Real estate experts have always cautioned that new home-owners often fall into Luthando’s trap of rushing into buying property without getting a full understanding of what the financial realties and implications are.

Before you start looking for a property you need to have an idea of what you will be able to afford. There are a number of additional costs that are incurred when buying and taking ownership of a house and these may come as a shock to a first-time buyer.

In mitigating some of the financial stresses, regional director and CEO of RE/MAX of Southern Africa, Adrian Goslett, recommends that we all look at what we can live without for the short term and where we can make financial sacrifices in the form of our lifestyle choices.

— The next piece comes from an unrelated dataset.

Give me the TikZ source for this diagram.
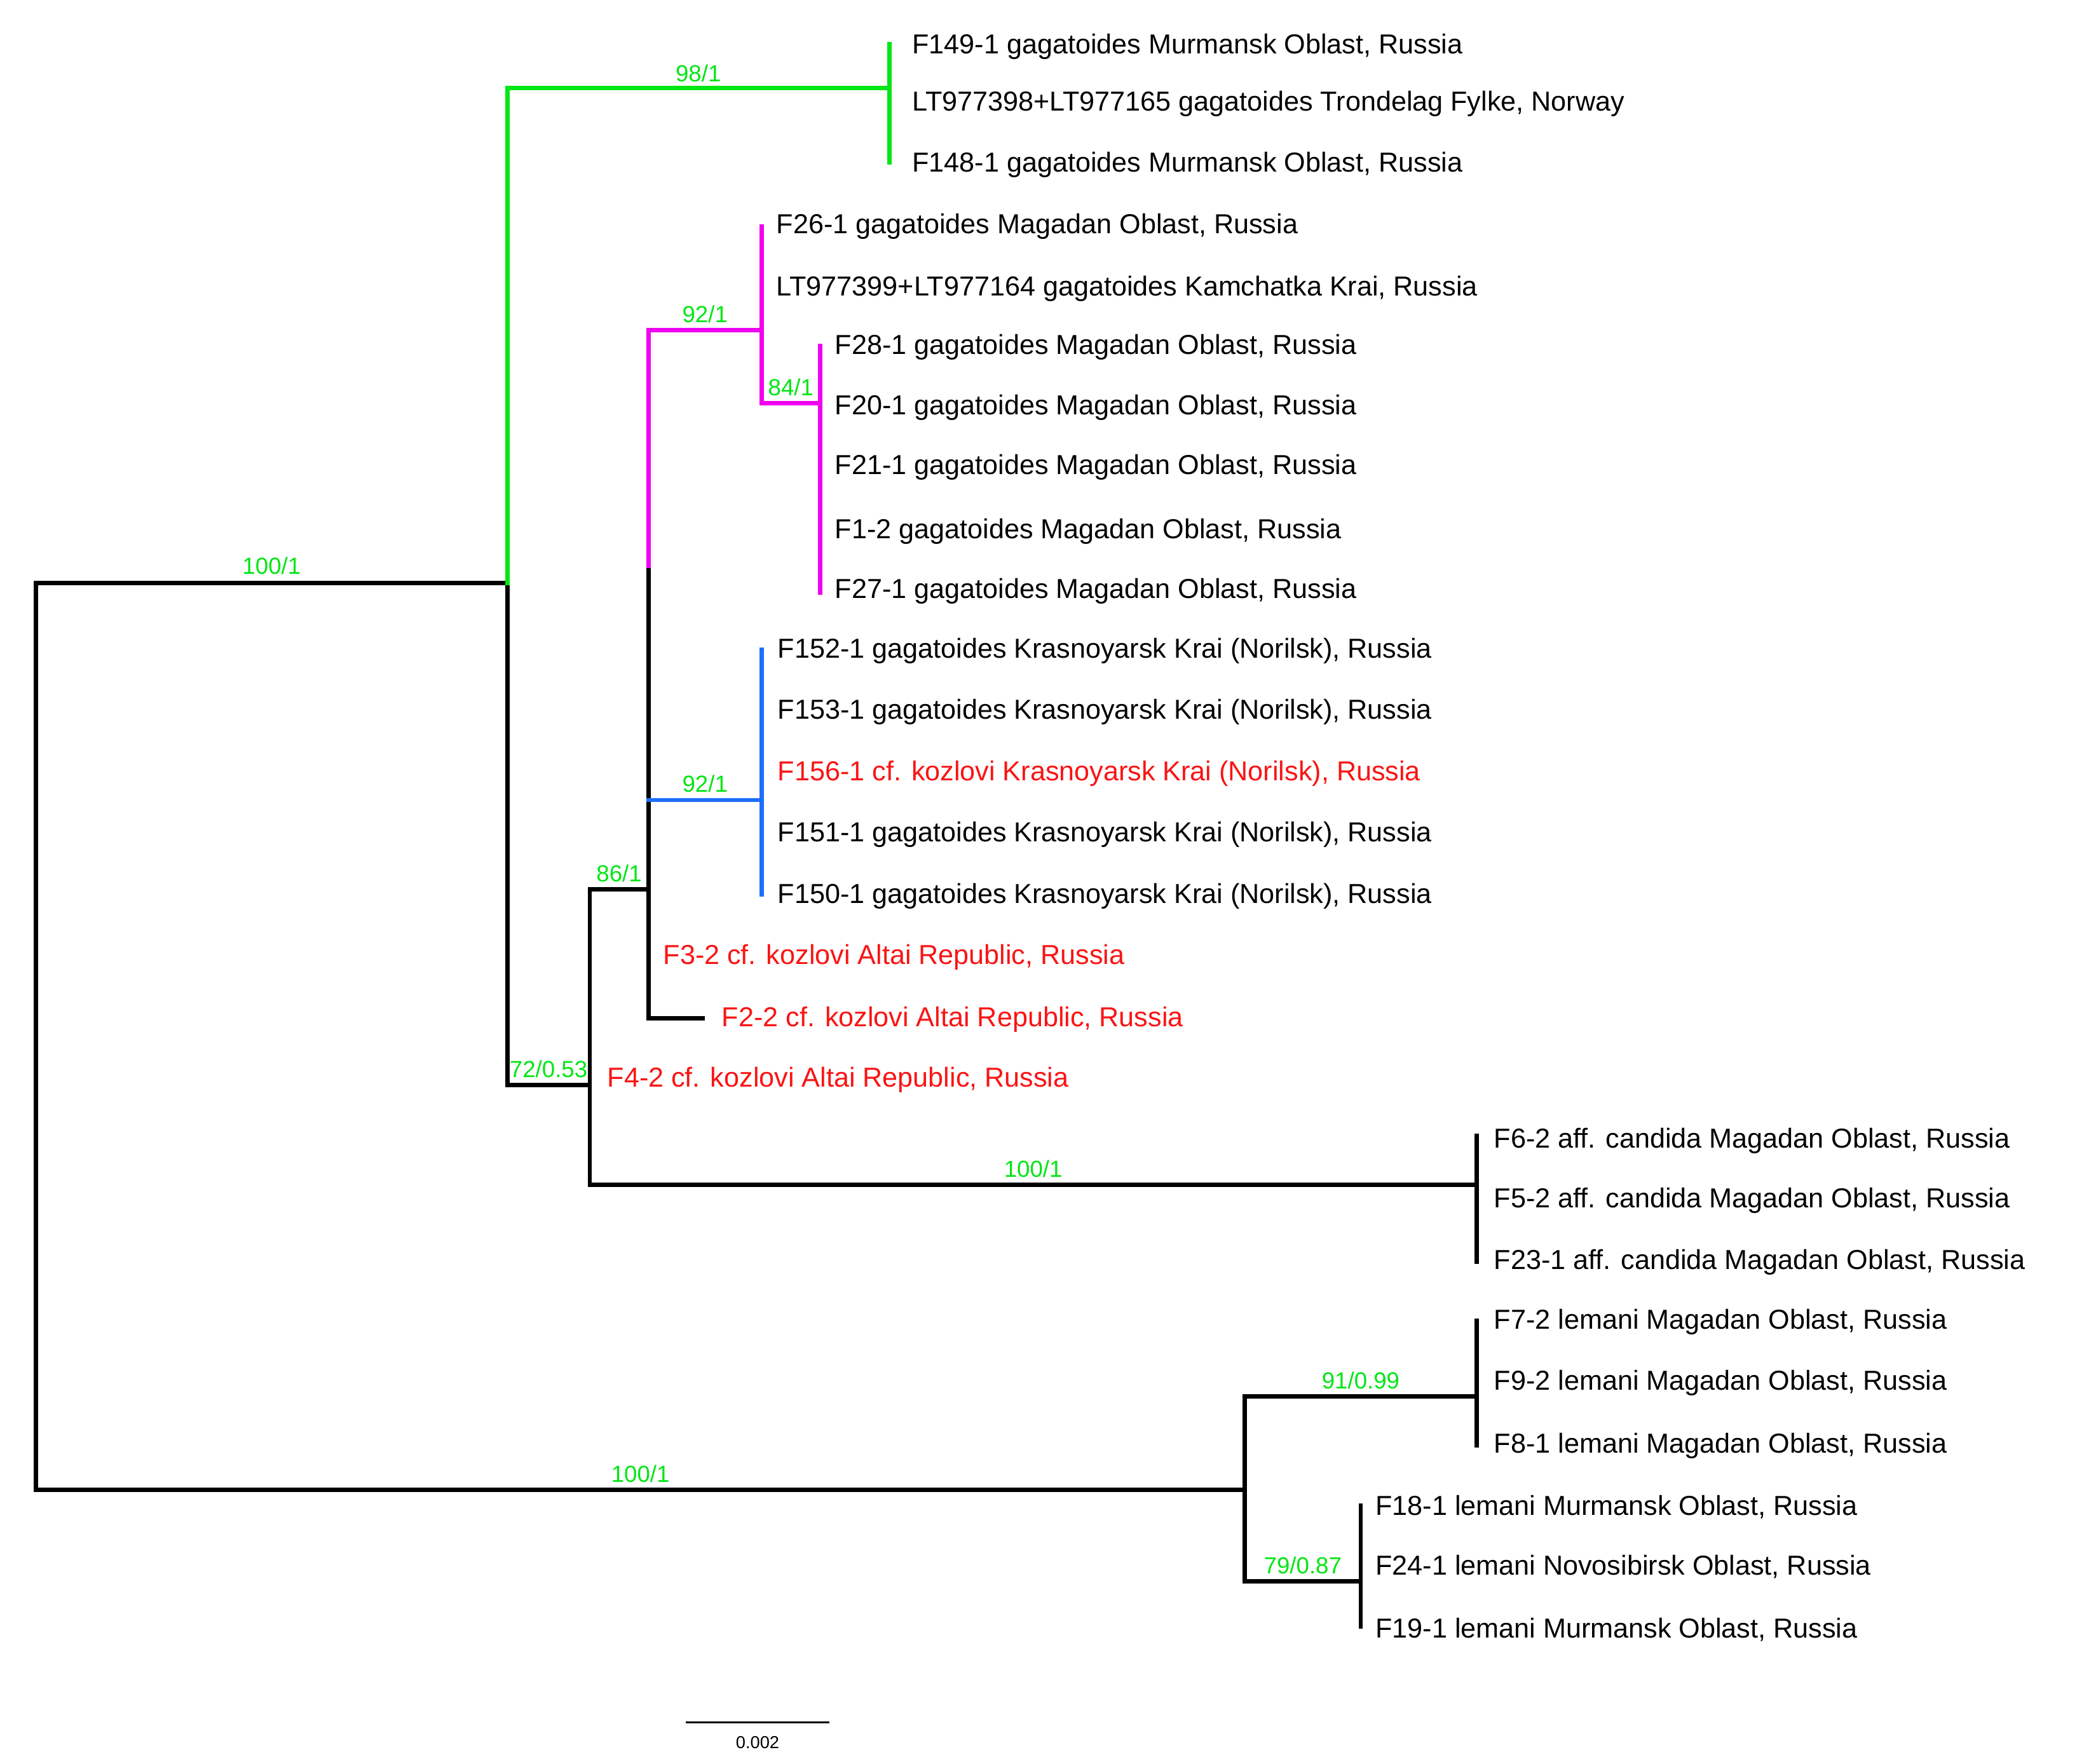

“There are several household expenses that can be lowered over this period. While it might take some effort to cut back on these expenses, homeowners will need to do whatever they can to make sure they keep up with their bond repayments or risk having their home repossessed by the bank,” he cautions.

Some of his recommendations include:

  • Ask your bank for a payment holiday on your home loan and/or other debts.
  • Negotiate a better deal on the interest rate on your home loan.
  • Shop around for a cheaper life, home and car insurance policies.
  • Find a more affordable medical aid policy.
  • Cancel any unessential streaming subscriptions.
  • Cancel or pause any club memberships, including gym fees.
  • Purchase more affordable brands when grocery shopping.
  • Downgrade your cellphone contract or switch to pay-as-you go.
  • Downgrade your internet connection.
  • Find ways to lower your water bill (examples include reusing grey water to water the garden, only doing your washing when it’s a full load, etc.).
  • Temporarily stop expensive habits like alcohol consumption and smoking.

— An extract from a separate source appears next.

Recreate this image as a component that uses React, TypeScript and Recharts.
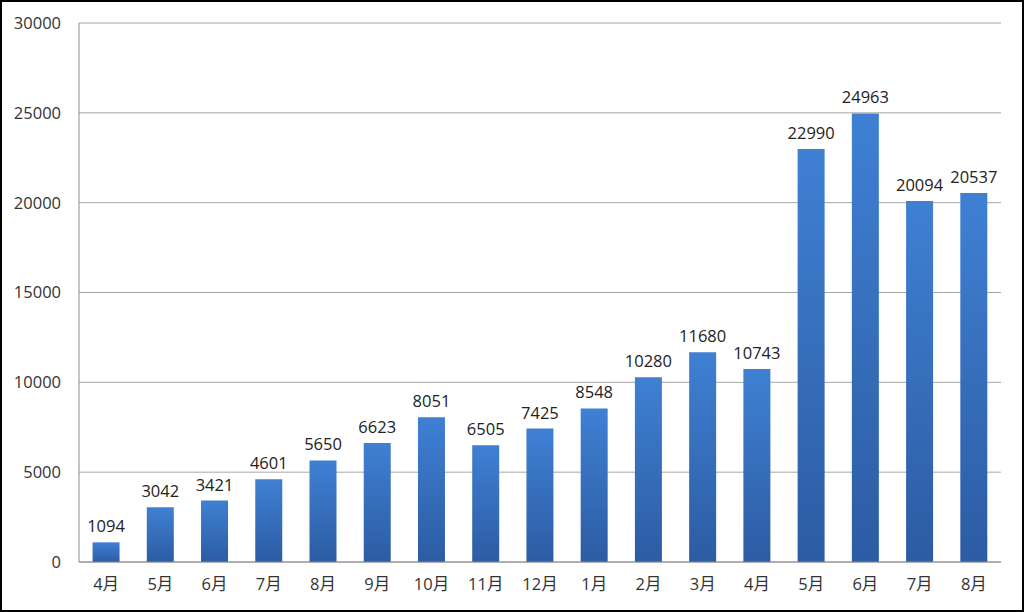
import { Bar, BarChart, CartesianGrid, LabelList, XAxis, YAxis } from 'recharts';

const months = ['4月', '5月', '6月', '7月', '8月', '9月', '10月', '11月', '12月', '1月', '2月', '3月', '4月', '5月', '6月', '7月', '8月'];
const values = [1094, 3042, 3421, 4601, 5650, 6623, 8051, 6505, 7425, 8548, 10280, 11680, 10743, 22990, 24963, 20094, 20537];
const yTicks = [0, 5000, 10000, 15000, 20000, 25000, 30000];

const data = months.map((m, i) => ({ key: i, month: m, value: values[i] }));

const font = '"Open Sans", "Noto Sans CJK SC", sans-serif';

function App() {
    return (
        <div
            style={{
                position: 'absolute',
                left: 0,
                top: 0,
                width: 1024,
                height: 612,
                border: '2px solid #000',
                boxSizing: 'border-box',
                background: '#fff',
                fontFamily: font,
            }}
        >
            <BarChart
                width={1020}
                height={608}
                data={data}
                margin={{ top: 21, right: 21, bottom: 0, left: 0 }}
                barCategoryGap="25%"
            >
                <defs>
                    <linearGradient id="barFill" x1="0" y1="0" x2="0" y2="1">
                        <stop offset="0%" stopColor="#3f80d3" />
                        <stop offset="100%" stopColor="#2c5ca3" />
                    </linearGradient>
                </defs>
                <CartesianGrid vertical={false} stroke="#a6a6a6" />
                <XAxis
                    dataKey="key"
                    tickFormatter={(i: number) => months[i]}
                    tickLine={false}
                    axisLine={{ stroke: '#8c8c8c' }}
                    tick={{ fill: '#333', fontSize: 16.5, fontFamily: font }}
                    tickMargin={10}
                    height={48}
                />
                <YAxis
                    domain={[0, 30000]}
                    ticks={yTicks}
                    interval={0}
                    tickLine={false}
                    axisLine={{ stroke: '#8c8c8c' }}
                    tick={{ fill: '#333', fontSize: 16.5, fontFamily: font }}
                    tickMargin={12}
                    width={77}
                />
                <Bar dataKey="value" fill="url(#barFill)" isAnimationActive={false}>
                    <LabelList dataKey="value" position="top" offset={10} fill="#222" fontSize={16.5} fontFamily={font} />
                </Bar>
            </BarChart>
        </div>
    );
}

export default App;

“While giving up these things will be challenging, I encourage South African homeowners to practice good spending habits and financial discipline to avoid getting into massive debt,” Goslett said.

Often, defaulting on bond repayments leads to one’s credit record being tainted, which may affect other financial future plans. Defaults are not as bad as judgments or bankruptcies.

Property practitioner Sarah-Jane Meyer says a drop in your credit score does not mean you have to permanently give up on a good credit score – and future home ownership.

She suggests that one must regularly check their scores from credible credit bureaus online. “This will give you a clear picture of your credit position, highlighting which areas you need to work on to get yourself back to a good credit record.

“Pay off the defaulted debt. This may temporarily worsen your credit score as you will have less money to service other debts. In the long run, though, it will prevent more adverse information on your record. In some cases, defaulting on a loan can still harm a credit report – even after bankruptcy. This can happen with debts such as student loans and child support. So, if you default, it’s still best to pay off the debt, even if you’re late.”

Other ways to bring your credit score back to life.

  • Create a more favourable debt-to-limit ratio by paying down debt overall. This is a great way to get a better credit record while getting rid of the debt that made you default in the first place. It can also help you get into better financial shape when it comes to savings.
  • No matter how tempting it sounds, do not take out several small-limit credit cards. More credit cards in your name can give you a slightly higher credit score, because of the higher debt-to-limit ratio. But this only works if you can service the new debt, which you probably can’t at present.
  • Consider getting professional help. A financial adviser should be able to offer guidelines for getting your finances back on track. Debt review should only be considered as a last resort. Going under debt review will negatively affect your credit profile.